I mean, really. That teacher knew nothing.
If you’re part of a family of hoarders, like me, then when your parents move house after twenty years in the same place you suddenly find yourself surrounded by your past. Everything full of memories. The noise a toy makes. A phrase in a school book. Even the texture of a folder. You have to make instant decisions — chuck, jumble, storage, keep, take — on thousands of items, small and large. It’s hard work.
My brother and I have spent the last two weekends helping to clear out the loft. It’s family archaeology: layers, layers, layers, deeper into the past. What was fresh when you last saw it is now faded, dusty, the last resting place of flies and spiders.
Things I have learned:
- A Tardis is just a loft with a makeover. Emptying half the loft filled the entire ground floor with boxes.

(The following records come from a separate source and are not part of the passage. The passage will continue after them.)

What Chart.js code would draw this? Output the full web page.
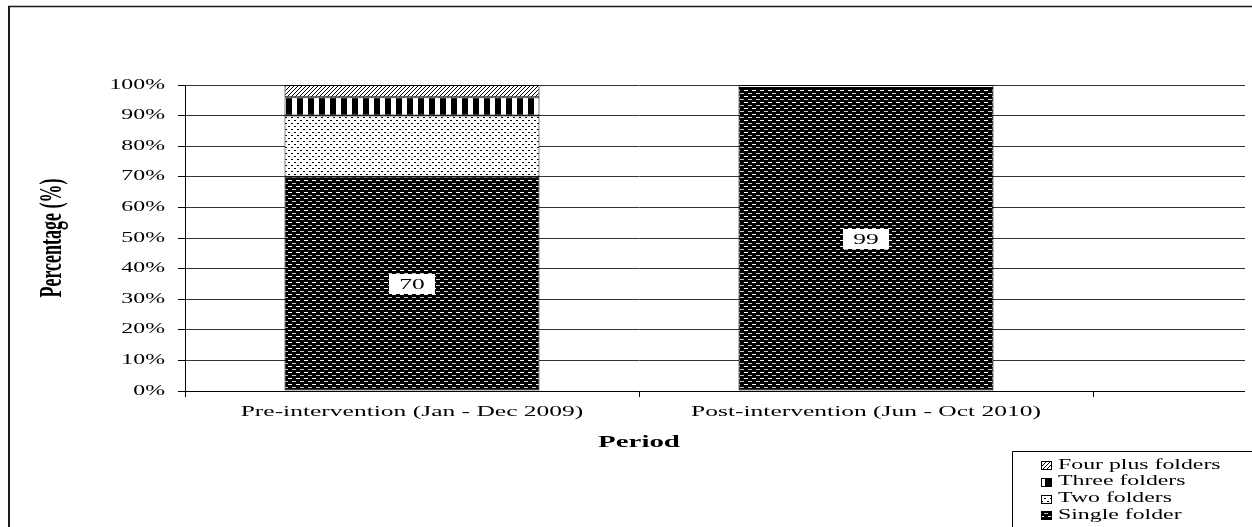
<!DOCTYPE html>
<html>
<head>
<meta charset="utf-8">
<script src="https://cdn.jsdelivr.net/npm/chart.js@4"></script>
<style>
  html, body { margin: 0; padding: 0; background: #fff; }
  #wrap { width: 1252px; height: 527px; position: relative; }
</style>
</head>
<body>
<div id="wrap"><canvas id="c" width="1252" height="527"></canvas></div>
<script>
// ---- data ----
const categories = ['Pre-intervention (Jan - Dec 2009)', 'Post-intervention (Jun - Oct 2010)'];
const singleFolder = [70, 99];
const twoFolders = [20, 1];
const threeFolders = [6, 0];
const fourPlusFolders = [4, 0];
const seriesNames = ['Single folder', 'Two folders', 'Three folders', 'Four plus folders'];
const yTickValues = [0, 10, 20, 30, 40, 50, 60, 70, 80, 90, 100];
const yTickLabels = ['0%', '10%', '20%', '30%', '40%', '50%', '60%', '70%', '80%', '90%', '100%'];
const xTitle = 'Period';
const yTitle = 'Percentage (%)';

// ---- patterns ----
function makePattern(w, h, drawFn) {
  const c = document.createElement('canvas');
  c.width = w; c.height = h;
  const g = c.getContext('2d');
  drawFn(g);
  return document.getElementById('c').getContext('2d').createPattern(c, 'repeat');
}
const patSingle = makePattern(8, 6, g => {
  g.fillStyle = '#000'; g.fillRect(0, 0, 8, 6);
  g.fillStyle = '#fff'; g.fillRect(0, 0, 4, 1);
  g.fillStyle = '#c8c8c8'; g.fillRect(4, 3, 4, 1);
});
const patTwo = makePattern(6, 6, g => {
  g.fillStyle = '#fff'; g.fillRect(0, 0, 6, 6);
  g.fillStyle = '#000'; g.fillRect(0, 0, 2, 1); g.fillRect(3, 3, 2, 1);
});
const patThree = makePattern(11, 4, g => {
  g.fillStyle = '#fff'; g.fillRect(0, 0, 11, 4);
  g.fillStyle = '#000'; g.fillRect(0, 0, 6, 4);
});
const patFour = makePattern(4, 4, g => {
  g.fillStyle = '#fff'; g.fillRect(0, 0, 4, 4);
  g.fillStyle = '#000';
  g.fillRect(3, 0, 1, 1); g.fillRect(2, 1, 1, 1); g.fillRect(1, 2, 1, 1); g.fillRect(0, 3, 1, 1);
});
const patterns = [patSingle, patTwo, patThree, patFour];

// ---- stretched text helper (reference text is horizontally widened) ----
const SX = 1.7;
const SERIF = '"Liberation Serif", "Times New Roman", serif';
function stext(ctx, text, x, y, align, font, sx) {
  ctx.save();
  ctx.font = font;
  ctx.textBaseline = 'middle';
  ctx.textAlign = 'left';
  const w = ctx.measureText(text).width * sx;
  const left = align === 'center' ? x - w / 2 : (align === 'right' ? x - w : x);
  ctx.translate(left, y);
  ctx.scale(sx, 1);
  ctx.fillStyle = '#000';
  ctx.fillText(text, 0, 0);
  ctx.restore();
  return w;
}
function alignPx(p) { return Math.round(p - 0.5) + 0.5; }

const decorPlugin = {
  id: 'decor',
  beforeDraw(chart) {
    const ctx = chart.ctx;
    ctx.save();
    ctx.fillStyle = '#fff';
    ctx.fillRect(0, 0, chart.width, chart.height);
    ctx.restore();
  },
  afterDraw(chart) {
    const ctx = chart.ctx;
    const ys = chart.scales.y, xs = chart.scales.x, ca = chart.chartArea;
    ctx.save();
    // extend gridlines beyond category axis like the reference
    ctx.lineWidth = 1;
    yTickValues.forEach(v => {
      const py = alignPx(ys.getPixelForValue(v));
      ctx.strokeStyle = v === 0 ? '#000' : '#333';
      ctx.beginPath(); ctx.moveTo(ca.right - 1, py); ctx.lineTo(1245, py); ctx.stroke();
    });
    // y tick labels
    yTickValues.forEach((v, i) => {
      stext(ctx, yTickLabels[i], 165, ys.getPixelForValue(v), 'right', '14px ' + SERIF, SX);
    });
    // x tick labels
    categories.forEach((c, i) => {
      stext(ctx, c, xs.getPixelForValue(i), 412, 'center', '15px ' + SERIF, SX);
    });
    // axis titles
    stext(ctx, xTitle, (ca.left + ca.right) / 2, 443, 'center', 'bold 17px ' + SERIF, SX);
    ctx.save();
    ctx.translate(53, (ca.top + ca.bottom) / 2);
    ctx.scale(SX, 1);
    ctx.rotate(-Math.PI / 2);
    ctx.font = 'bold 18px ' + SERIF;
    ctx.textAlign = 'center'; ctx.textBaseline = 'middle';
    ctx.fillStyle = '#000';
    ctx.fillText(yTitle, 0, 0);
    ctx.restore();
    // data labels on Single folder segments
    const meta = chart.getDatasetMeta(0);
    meta.data.forEach((el, i) => {
      const txt = String(singleFolder[i]);
      const cy = (el.y + el.base) / 2;
      ctx.font = '15px ' + SERIF;
      const tw = ctx.measureText(txt).width * SX;
      const bw = tw + 20, bh = 20;
      ctx.fillStyle = '#fff';
      ctx.fillRect(Math.round(el.x - bw / 2), Math.round(cy - bh / 2), Math.round(bw), bh);
      stext(ctx, txt, el.x, cy + 1, 'center', '15px ' + SERIF, SX);
    });
    // outer frame
    ctx.strokeStyle = '#1a1a1a';
    ctx.lineWidth = 2;
    ctx.beginPath(); ctx.moveTo(9, 527); ctx.lineTo(9, 6); ctx.stroke();
    ctx.lineWidth = 1.3;
    ctx.beginPath(); ctx.moveTo(8, 6.5); ctx.lineTo(1252, 6.5); ctx.stroke();
    // legend box
    ctx.strokeStyle = '#000';
    ctx.lineWidth = 1;
    ctx.beginPath(); ctx.moveTo(1012.5, 527); ctx.lineTo(1012.5, 451.5); ctx.lineTo(1252, 451.5); ctx.stroke();
    const order = [3, 2, 1, 0];
    order.forEach((di, r) => {
      const cy = 465 + r * 16.8;
      ctx.fillStyle = patterns[di];
      ctx.fillRect(1041, Math.round(cy - 4), 11, 9);
      ctx.strokeStyle = '#000';
      ctx.strokeRect(1041.5, Math.round(cy - 4) + 0.5, 10, 8);
      stext(ctx, seriesNames[di], 1058, cy, 'left', '14px ' + SERIF, SX);
    });
    ctx.restore();
  }
};

const rawSeries = [singleFolder, twoFolders, threeFolders, fourPlusFolders];
const datasets = rawSeries.map((arr, i) => ({
  label: seriesNames[i],
  data: arr.map(v => (v === 0 ? null : v)),
  backgroundColor: patterns[i],
  borderColor: '#000',
  borderWidth: 1,
  borderSkipped: false,
  barPercentage: 0.5617,
  categoryPercentage: 1.0
}));

new Chart(document.getElementById('c'), {
  type: 'bar',
  data: { labels: categories, datasets },
  plugins: [decorPlugin],
  options: {
    responsive: false,
    animation: false,
    events: [],
    layout: { padding: { left: 0, top: 85, right: 159, bottom: 0 } },
    plugins: { legend: { display: false }, tooltip: { enabled: false }, title: { display: false } },
    scales: {
      x: {
        stacked: true,
        offset: true,
        ticks: { display: false },
        grid: { offset: true, drawOnChartArea: false, drawTicks: true, tickLength: 6, color: '#000', tickColor: '#000' },
        border: { display: true, color: '#000', width: 1 },
        afterFit(scale) { scale.height = 527 - 391; }
      },
      y: {
        stacked: true,
        min: 0, max: 100,
        ticks: { display: false, stepSize: 10 },
        grid: { color: '#333', lineWidth: 1, drawTicks: true, tickLength: 7, tickColor: '#000' },
        border: { display: true, color: '#000', width: 1 },
        afterFit(scale) { scale.width = 185; }
      }
    }
  }
});
</script>
</body>
</html>
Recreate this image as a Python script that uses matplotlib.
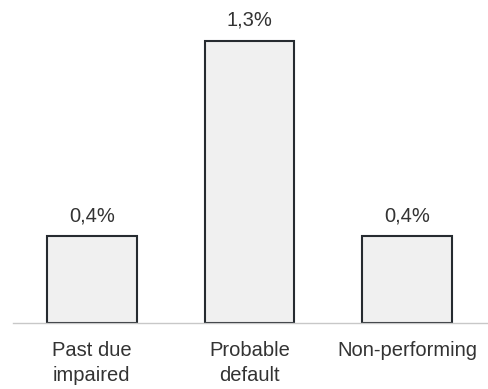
import matplotlib.pyplot as plt

# Loan stage shares
categories = ['Past due\nimpaired', 'Probable\ndefault', 'Non-performing']
values = [0.4, 1.3, 0.4]
value_labels = ['0,4%', '1,3%', '0,4%']

plt.rcParams['font.family'] = ['Liberation Sans', 'DejaVu Sans']
text_color = '#333333'

fig = plt.figure(figsize=(4.89, 3.89), dpi=100)
ax = fig.add_axes([13 / 489, 66 / 389, 476 / 489, 323 / 389])

x = range(len(categories))
bars = ax.bar(x, values, width=0.57, color='#f0f0f0', edgecolor='#262b30', linewidth=1.5)

for bar, lab in zip(bars, value_labels):
    ax.annotate(lab, (bar.get_x() + bar.get_width() / 2, bar.get_height()),
                xytext=(0, 8), textcoords='offset points', ha='center', va='bottom',
                fontsize=14.5, color=text_color)

ax.set_xlim(-0.5, 2.52)
ax.set_ylim(0, 1.489)
ax.set_xticks(list(x))
ax.set_xticklabels(categories, fontsize=14.5, color=text_color, linespacing=1.38)
ax.tick_params(axis='x', length=0, pad=13)
ax.set_yticks([])

for side in ['top', 'right', 'left']:
    ax.spines[side].set_visible(False)
ax.spines['bottom'].set_color('#c8c8c8')
ax.spines['bottom'].set_linewidth(1.0)

fig.savefig('out.png', dpi=100)
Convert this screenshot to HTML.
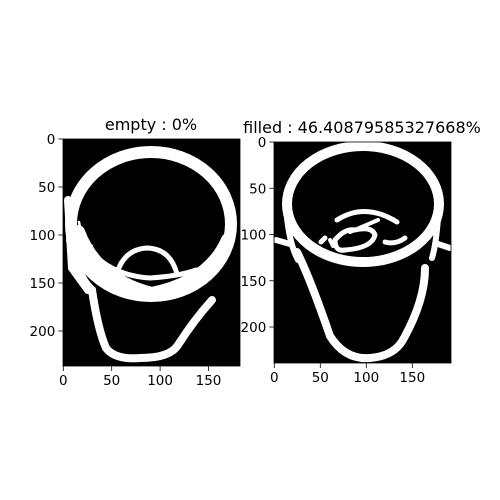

- “I didn’t think we still had that,” a hundred times over.
- Sellotape is evil. Double-sided sellotape, which we used to kill for at Junior School, is the very devil incarnate. It stains, it degrades, it ruins that bad tracing of Charles I you did in 1979 to please Mrs L Rayner (“don’t forget the L!”).
- There was once a time when I misspelled words. It was a very long time ago.
- At college, I once wrote wearily at the start of a lecture: “And now we return to the land of make believe, and the man with the white hair and the tranquilisers”. I remember that lecturer, but nothing of the course.
- Some of the things I kept in case they might one day be worth something are still worth keeping. Honest!
- It’s time to throw away most of your computer magazine collection when:
- Your parents move to a smaller house.
- There is no conceivable way you could fit any more magazines in the cupboard.
- The only things holding up shelves of magazines are the magazines on the shelves below.
- Magazines and comics I thought I’d thrown away ten years ago are still in the garage.
- I remember things that happened thirty years ago. I have thirty-year-old possessions.
- I’ve always liked standing with my hands behind my back.
- I need to “be more vocal during lessons.”
From the other side
Some of us are in the other boat. Going to boarding school at 7, doign a university degree that had 6 months of “edukashun”, 6 months of work placements somewhere, moving to the US and then moving house 3 times.
The oldest possessions I have are Marks and Spencer underwear :-)
Despite being a geek and owning almost a terabyte of storage, I have lost a lot of files. There was that project at university where we had to do a small OS in a team of 7. One member of said team write all the code, and it was multi-processor (ok, I didn’t have an MP machine but it would have worked) and multi-tasking. About the same level of functionality as Linus’ original messing about that resulted in Linux.
I also don’t have the bills anymore from 29 Lingholme close. Or any payslips from the UK. They could still audit me.